嗯。。。写得也很丑,自己就是写得最笨的那种先新建排序,然后依次查找排序后位置来决定相对名次,感觉笨笨的,不知道能不能利用map按key值排序来做?看看别人怎么写得吧
自己的解法
class Solution {
public:
vector<string> findRelativeRanks(vector<int>& nums) {
vector<string> output;
vector<int> temp = nums;
vector<string> medal;
medal.push_back("Gold Medal");
medal.push_back("Silver Medal");
medal.push_back("Bronze Medal");
sort(temp.begin(), temp.end());
for (int i = 0; i < nums.size(); i ++){
int j = 0;
while (temp[j] != nums[i])
j++;
int k = nums.size() - j;
if (k <= 3){
output.push_back(medal[k-1]);
}else{
output.push_back(to_string(k));
}
}
return output;
}
};
人家的解法
看似类似的解法
挺重要的,注意理解vector的直接赋值。
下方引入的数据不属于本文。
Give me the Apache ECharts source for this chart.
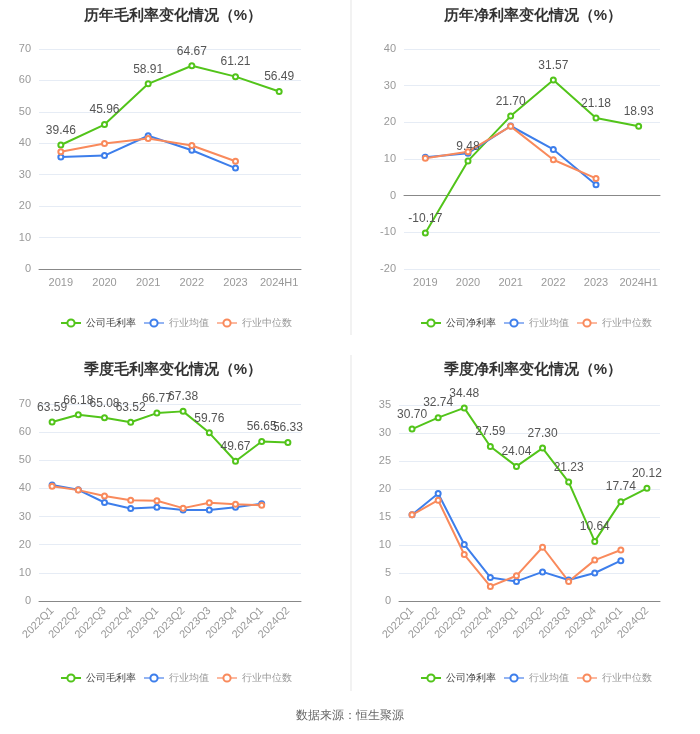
<!DOCTYPE html>
<html>
<head>
<meta charset="utf-8">
<script src="https://cdn.jsdelivr.net/npm/echarts@6/dist/echarts.min.js"></script>
<style>
  html, body { margin: 0; padding: 0; background: #fff; }
  #main { width: 700px; height: 734px; }
</style>
</head>
<body>
<div id="main"></div>
<script>
// 年度
const yearCats = ['2019', '2020', '2021', '2022', '2023', '2024H1']
const yearGross = [39.46, 45.96, 58.91, 64.67, 61.21, 56.49]
const yearGrossAvg = [35.6, 36.1, 42.4, 37.8, 32.1]
const yearGrossMid = [37.3, 39.9, 41.5, 39.3, 34.3]
const yearNet = [-10.17, 9.48, 21.70, 31.57, 21.18, 18.93]
const yearNetAvg = [10.5, 11.6, 19.0, 12.6, 3.0]
const yearNetMid = [10.2, 12.0, 18.9, 9.8, 4.7]

// 季度
const quarterCats = ['2022Q1', '2022Q2', '2022Q3', '2022Q4', '2023Q1', '2023Q2', '2023Q3', '2023Q4', '2024Q1', '2024Q2']
const qGross = [63.59, 66.18, 65.08, 63.52, 66.77, 67.38, 59.76, 49.67, 56.65, 56.33]
const qGrossAvg = [41.2, 39.5, 35.0, 32.9, 33.3, 32.3, 32.3, 33.3, 34.6]
const qGrossMid = [40.8, 39.4, 37.3, 35.8, 35.6, 33.0, 34.9, 34.4, 34.0]
const qNet = [30.70, 32.74, 34.48, 27.59, 24.04, 27.30, 21.23, 10.64, 17.74, 20.12]
const qNetAvg = [15.4, 19.2, 10.1, 4.2, 3.5, 5.2, 3.75, 5.0, 7.2]
const qNetMid = [15.4, 18.0, 8.3, 2.6, 4.5, 9.6, 3.5, 7.3, 9.1]

const GREEN = '#52c41a'
const BLUE = '#3d7eeb'
const ORANGE = '#f98a5c'

const chart = echarts.init(document.getElementById('main'))

// 4个网格
const grids = [
  { left: 39, right: 399, top: 49, bottom: 465 },
  { left: 404, right: 40, top: 49, bottom: 465 },
  { left: 39, right: 399, top: 404, bottom: 133 },
  { left: 399, right: 40, top: 405, bottom: 133 }
]

const titles = [
  { text: '历年毛利率变化情况（%）', left: 168, top: 3 },
  { text: '历年净利率变化情况（%）', left: 528, top: 3 },
  { text: '季度毛利率变化情况（%）', left: 168, top: 357 },
  { text: '季度净利率变化情况（%）', left: 528, top: 357 }
].map(t => ({
  ...t,
  textAlign: 'center',
  textStyle: { fontSize: 15, fontWeight: 'bold', color: '#333' }
}))

const legendData = (first) => [
  { name: first, textStyle: { color: '#444' } },
  { name: '行业均值', textStyle: { color: '#999' }, itemStyle: { borderColor: '#93b4f3' }, lineStyle: { color: '#93b4f3' } },
  { name: '行业中位数', textStyle: { color: '#999' }, itemStyle: { borderColor: '#fcb9a0' }, lineStyle: { color: '#fcb9a0' } }
]

const legends = [
  { left: 55, top: 313, data: legendData('公司毛利率') },
  { left: 415, top: 313, data: legendData('公司净利率') },
  { left: 55, top: 668, data: legendData('公司毛利率') },
  { left: 415, top: 668, data: legendData('公司净利率') }
].map(l => ({ ...l, itemWidth: 20, itemHeight: 9, itemGap: 7, textStyle: { fontSize: 10 } }))

const axisLabel = { color: '#999', fontSize: 11, interval: 0 }
const splitLine = { lineStyle: { color: '#e6ecf5' } }

const xAxis = [
  { gridIndex: 0, type: 'category', data: yearCats, axisLabel,
    axisLine: { lineStyle: { color: '#888' } }, axisTick: { alignWithLabel: true, lineStyle: { color: '#888' } } },
  { gridIndex: 1, type: 'category', data: yearCats, axisLabel: { show: false },
    axisLine: { onZero: true, lineStyle: { color: '#888' } }, axisTick: { alignWithLabel: true, lineStyle: { color: '#888' } } },
  { gridIndex: 2, type: 'category', data: quarterCats, axisLabel: { ...axisLabel, rotate: 45 },
    axisLine: { lineStyle: { color: '#888' } }, axisTick: { alignWithLabel: true, lineStyle: { color: '#888' } } },
  { gridIndex: 3, type: 'category', data: quarterCats, axisLabel: { ...axisLabel, rotate: 45 },
    axisLine: { lineStyle: { color: '#888' } }, axisTick: { alignWithLabel: true, lineStyle: { color: '#888' } } },
  // 净利率图底部标签
  { gridIndex: 1, type: 'category', data: yearCats, position: 'bottom', axisLabel,
    axisLine: { show: false, onZero: false }, axisTick: { show: false } }
]

const yAxis = [
  { gridIndex: 0, min: 0, max: 70, interval: 10 },
  { gridIndex: 1, min: -20, max: 40, interval: 10 },
  { gridIndex: 2, min: 0, max: 70, interval: 10 },
  { gridIndex: 3, min: 0, max: 35, interval: 5 }
].map(y => ({ ...y, type: 'value', axisLabel, splitLine, axisLine: { show: false }, axisTick: { show: false } }))

function makeSeries(idx, first, main, avg, mid) {
  const base = { type: 'line', xAxisIndex: idx, yAxisIndex: idx, symbol: 'emptyCircle', symbolSize: 5,
    lineStyle: { width: 2 }, emphasis: { disabled: true } }
  return [
    { ...base, name: first, data: main, itemStyle: { color: GREEN },
      label: { show: true, position: 'top', color: '#555', fontSize: 12, formatter: p => p.value.toFixed(2) }, z: 3 },
    { ...base, name: '行业均值', data: avg, itemStyle: { color: BLUE } },
    { ...base, name: '行业中位数', data: mid, itemStyle: { color: ORANGE } }
  ]
}

const option = {
  animation: false,
  title: titles,
  legend: legends,
  grid: grids,
  xAxis,
  yAxis,
  series: [
    ...makeSeries(0, '公司毛利率', yearGross, yearGrossAvg, yearGrossMid),
    ...makeSeries(1, '公司净利率', yearNet, yearNetAvg, yearNetMid),
    ...makeSeries(2, '公司毛利率', qGross, qGrossAvg, qGrossMid),
    ...makeSeries(3, '公司净利率', qNet, qNetAvg, qNetMid)
  ],
  graphic: [
    { type: 'line', shape: { x1: 351, y1: 0, x2: 351, y2: 335 }, style: { stroke: '#f2f2f2', lineWidth: 2 } },
    { type: 'line', shape: { x1: 351, y1: 355, x2: 351, y2: 691 }, style: { stroke: '#f2f2f2', lineWidth: 2 } },
    { type: 'text', left: 'center', top: 710, style: { text: '数据来源：恒生聚源', fill: '#666', fontSize: 12 } }
  ]
}

option && chart.setOption(option)
</script>
</body>
</html>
。。在这里不会耗费大量空间,与上次遇到的不同。写得比我好。
class Solution {
public:
vector<string> findRelativeRanks(vector<int>& nums) {
vector<int> rank;
for(int i=0; i<nums.size(); ++i) rank.push_back(i);
sort(rank.begin(), rank.end(), [&](int a, int b){return nums[a] > nums[b];});
vector<string> ranks(nums.size());
for(int i=3; i<nums.size(); ++i){
ranks[rank[i]] = std::to_string(i+1);
}
if(nums.size() > 0) ranks[rank[0]] = "Gold Medal";
if(nums.size() > 1) ranks[rank[1]] = "Silver Medal";
if(nums.size() > 2) ranks[rank[2]] = "Bronze Medal";
return ranks;
}
};
没遇到过的解法
神奇的priority_queue,以后好好看看是怎么用的。
class Solution {
public:
vector<string> findRelativeRanks(vector<int>& nums) {
priority_queue<pair<int,int> > pq;
for(int i=0;i<nums.size();i++)
{
pq.push(make_pair(nums[i],i));
}
vector<string> res(nums.size(),"");
int count = 1;
for(int i=0; i<nums.size();i++)
{
if(count==1) {res[pq.top().second] = "Gold Medal"; count++;}
else if(count==2) {res[pq.top().second] = "Silver Medal"; count++;}
else if(count==3) {res[pq.top().second] = "Bronze Medal"; count++;}
else {res[pq.top().second] = to_string(count); count++;}
pq.pop();
}
return res;
}
};